We investigate remapping multi-dimensional arrays on cluster of SMP architectures under OpenMP, MPI, and hybrid paradigms. Traditional method of array transpose needs an auxiliary array of the same size and a copy back stage. We recently developed an in-place method using vacancy tracking cycles. The vacancy tracking algorithm outperforms the traditional 2-array method as demonstrated by extensive comparisons. The independence of vacancy tracking cycles allows efficient parallelization of the in-place method on SMP architectures at node level.

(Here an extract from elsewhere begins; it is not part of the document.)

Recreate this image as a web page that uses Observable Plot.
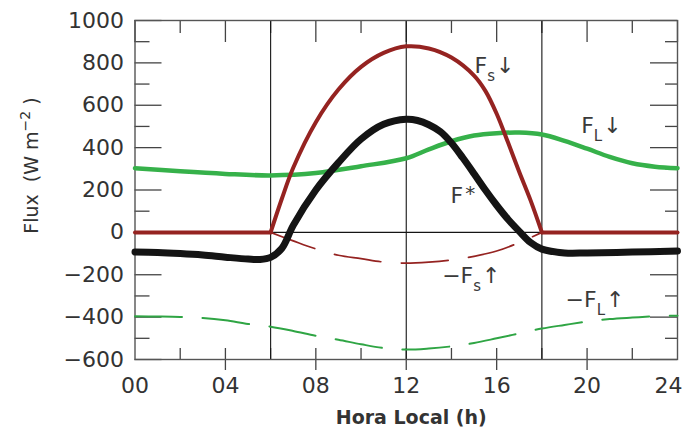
<!DOCTYPE html>
<html><head><meta charset="utf-8">
<script src="https://cdn.jsdelivr.net/npm/d3@7"></script>
<script src="https://cdn.jsdelivr.net/npm/@observablehq/plot@0.6"></script>
<style>body{margin:0;background:#fff}svg{display:block}</style>
</head><body><div id="chart"></div>
<script>
// ---- data (hours, W m^-2) ----
const fsDownHours  = [0, 6, 6.5, 7, 8, 9, 10, 11, 12, 13, 14, 15, 15.5, 16, 16.5, 17, 17.5, 18, 24];
const fsDownValues = [0, 0, 160, 305, 520, 674, 781, 847, 878, 868, 825, 740, 668, 560, 425, 285, 151, 0, 0];

const fStarHours  = [0, 1, 2, 3, 4, 5, 5.5, 6, 6.5, 7, 8, 9, 10, 11, 12, 12.5, 13, 13.5, 14, 14.5, 15, 15.5, 16, 16.5, 17, 17.5, 18, 19, 20, 22, 24];
const fStarValues = [-93, -95, -100, -107, -117, -126, -128, -118, -75, 33, 200, 329, 440, 510, 534, 528, 508, 476, 422, 352, 277, 200, 128, 62, 5, -48, -79, -97, -97, -93, -88];

const flDownHours  = [0, 2, 4, 6, 8, 10, 12, 13, 14, 15, 16, 17, 18, 19, 20, 21, 22, 23, 24];
const flDownValues = [303, 288, 276, 269, 280, 312, 350, 392, 430, 457, 468, 471, 462, 432, 395, 356, 326, 310, 303];

const fsUpHours  = [6, 7, 8, 9, 10, 11, 12, 13, 14, 15, 16, 17, 18];
const fsUpValues = [0, -40, -78, -108, -124, -140, -145, -140, -130, -113, -88, -48, 0];

const flUpHours  = [0, 1, 2, 3, 4, 5, 6, 7, 8, 9, 10, 11, 12, 13, 14, 15, 16, 17, 18, 19, 20, 21, 22, 23, 24];
const flUpValues = [-396, -397, -399, -404, -415, -432, -445, -465, -488, -507, -528, -546, -553, -548, -538, -522, -500, -477, -454, -437, -421, -409, -402, -396, -393];

const xTicksMajor = [0, 4, 8, 12, 16, 20, 24];
const xTicksMinor = [2, 6, 10, 14, 18, 22];
const yTicksMajor = [-600, -400, -200, 0, 200, 400, 600, 800, 1000];
const yTicksMinor = [-500, -300, -100, 100, 300, 500, 700, 900];
const dayLines = [6, 12, 18];

const xLabel = "Hora Local (h)";
const yLabelMain = "Flux  (W m";
const yLabelSup = "\u22122";
const yLabelEnd = " )";

// annotations: prefix, sub, sup, arrow, anchor (hour, value)
const annPrefix = ["", "", "", "\u2212", "\u2212"];
const annSub    = ["s", "L", "", "s", "L"];
const annSup    = ["", "", "*", "", ""];
const annArrow  = ["\u2193", "\u2193", "", "\u2191", "\u2191"];
const annHour   = [15.02, 19.74, 13.96, 13.59, 19.05];
const annValue  = [750, 467, 137, -241, -354];

// ---- build ----
const rows = (hs, vs) => hs.map((t, i) => ({t, v: vs[i]}));
const fsDown = rows(fsDownHours, fsDownValues);
const fStar = rows(fStarHours, fStarValues);
const flDown = rows(flDownHours, flDownValues);
const fsUp = rows(fsUpHours, fsUpValues);
const flUp = rows(flUpHours, flUpValues);
const annotations = annHour.map((t, i) => ({t, v: annValue[i], i}));

const W = 686, H = 427, mL = 134.5, mR = 9, mT = 20, mB = 68;
const plotW = W - mL - mR, plotH = H - mT - mB;
const RED = "#952321", GREEN = "#36b14a", DGREEN = "#2fa544", BLACK = "#141414", TICK = "#444";
const dash = "47,20.5";

const chart = Plot.plot({
  width: W, height: H,
  marginLeft: mL, marginRight: mR, marginTop: mT, marginBottom: mB,
  style: {fontFamily: "DejaVu Sans", fontSize: "22px", color: "#333", background: "#fff"},
  x: {domain: [0, 24], axis: null},
  y: {domain: [-600, 1000], axis: null},
  marks: [
    // ticks
    Plot.tickY(yTicksMajor, {y: d => d, insetRight: plotW - 27, stroke: TICK, strokeWidth: 1.3}),
    Plot.tickY(yTicksMinor, {y: d => d, insetRight: plotW - 15, stroke: TICK, strokeWidth: 1.3}),
    Plot.tickY(yTicksMajor, {y: d => d, insetLeft: plotW - 27, stroke: TICK, strokeWidth: 1.3}),
    Plot.tickY(yTicksMinor, {y: d => d, insetLeft: plotW - 12, stroke: TICK, strokeWidth: 1.3}),
    Plot.tickX(xTicksMajor, {x: d => d, insetBottom: plotH - 22, stroke: TICK, strokeWidth: 1.3}),
    Plot.tickX(xTicksMinor, {x: d => d, insetBottom: plotH - 13, stroke: TICK, strokeWidth: 1.3}),
    Plot.tickX(xTicksMajor.slice(1, -1), {x: d => d, insetTop: plotH - 11, insetBottom: -11, stroke: TICK, strokeWidth: 1.3}),
    Plot.tickX(xTicksMinor, {x: d => d, insetTop: plotH - 11, stroke: TICK, strokeWidth: 1.3}),
    Plot.ruleX(dayLines, {stroke: BLACK, strokeWidth: 1.1}),
    Plot.ruleY([0], {stroke: BLACK, strokeWidth: 1.1}),
    Plot.frame({stroke: "#555", strokeWidth: 1.4}),
    // axes labels
    Plot.axisY({ticks: yTicksMajor, tickSize: 0, tickPadding: 11, fontSize: 22, tickFormat: d => d < 0 ? "\u2212" + Math.abs(d) : String(d), label: null}),
    Plot.axisX({ticks: xTicksMajor, tickSize: 0, tickPadding: 18, fontSize: 22, tickFormat: d => String(d).padStart(2, "0"), label: null}),
    Plot.text([xLabel], {frameAnchor: "bottom", textAnchor: "middle", dy: 64, dx: 5, lineAnchor: "bottom", fontSize: 19, fontWeight: "bold", fill: "#333"}),
    Plot.text([yLabelMain], {frameAnchor: "left", textAnchor: "middle", rotate: -90, dx: -103.5, dy: -24.5, fontSize: 19, fill: "#333"}),
    // series
    Plot.line(flUp, {x: "t", y: "v", curve: "catmull-rom", stroke: DGREEN, strokeWidth: 2, strokeDasharray: dash}),
    Plot.line(flDown, {x: "t", y: "v", curve: "catmull-rom", stroke: GREEN, strokeWidth: 4.5}),
    Plot.line(fsUp, {x: "t", y: "v", curve: "catmull-rom", stroke: RED, strokeWidth: 1.7, strokeDasharray: dash}),
    Plot.line(fsDown, {x: "t", y: "v", filter: d => d.t <= 6, stroke: RED, strokeWidth: 4}),
    Plot.line(fsDown, {x: "t", y: "v", filter: d => d.t >= 18, stroke: RED, strokeWidth: 4}),
    Plot.line(fsDown, {x: "t", y: "v", filter: d => d.t >= 6 && d.t <= 18, curve: "catmull-rom", stroke: RED, strokeWidth: 4}),
    Plot.line(fStar, {x: "t", y: "v", curve: "catmull-rom", stroke: BLACK, strokeWidth: 7}),
    // annotation labels
    Plot.text(annotations, {x: "t", y: "v", text: d => annPrefix[d.i] + "F", textAnchor: "start", lineAnchor: "bottom", fontSize: 22, fill: "#3a3a3a"})
  ]
});

const svg = d3.select(chart);
// enrich annotation labels with subscripts / superscripts / arrows
const annTexts = svg.selectAll("text").filter(function() {
  return this.textContent === "F" || this.textContent === "\u2212F";
}).nodes();
annTexts.forEach((node, k) => {
  const i = annotations[k].i;
  const t = d3.select(node);
  t.text(null);
  t.append("tspan").text(annPrefix[i] + "F");
  if (annSub[i]) t.append("tspan").attr("font-size", 15).attr("dy", 8).text(annSub[i]);
  if (annSup[i]) t.append("tspan").attr("font-size", 20).attr("dx", 2).attr("dy", -3).text(annSup[i]);
  if (annArrow[i]) t.append("tspan").attr("dy", annSub[i] ? -8 : 0).attr("dx", 1).text(annArrow[i]);
});

// y label with superscript exponent
svg.selectAll("text").filter(function() { return this.textContent === yLabelMain; }).each(function() {
  const t = d3.select(this);
  t.text(null);
  t.append("tspan").text(yLabelMain);
  t.append("tspan").attr("font-size", 14).attr("dy", -8).text(yLabelSup);
  t.append("tspan").attr("dy", 8).text(yLabelEnd);
});

// keep the last x tick label inside the page, as in the reference
svg.selectAll("text").filter(function() { return this.textContent === "24"; }).attr("dx", -9);

document.getElementById("chart").appendChild(chart);
</script>
</body></html>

Performance of multi-threaded parallelism using OpenMP are tested with different scheduling methods and different number of threads. The vacancy tracking method is parallelized using several parallel paradigms. At node level, pure OpenMP outperforms pure MPI by a factor of 2.76. Across entire cluster of SMP nodes, the hybrid MPI/OpenMP implementation outperforms pure MPI by a factor of 4.44, demonstrating the validity of the parallel paradigm of mixing MPI with OpenMP.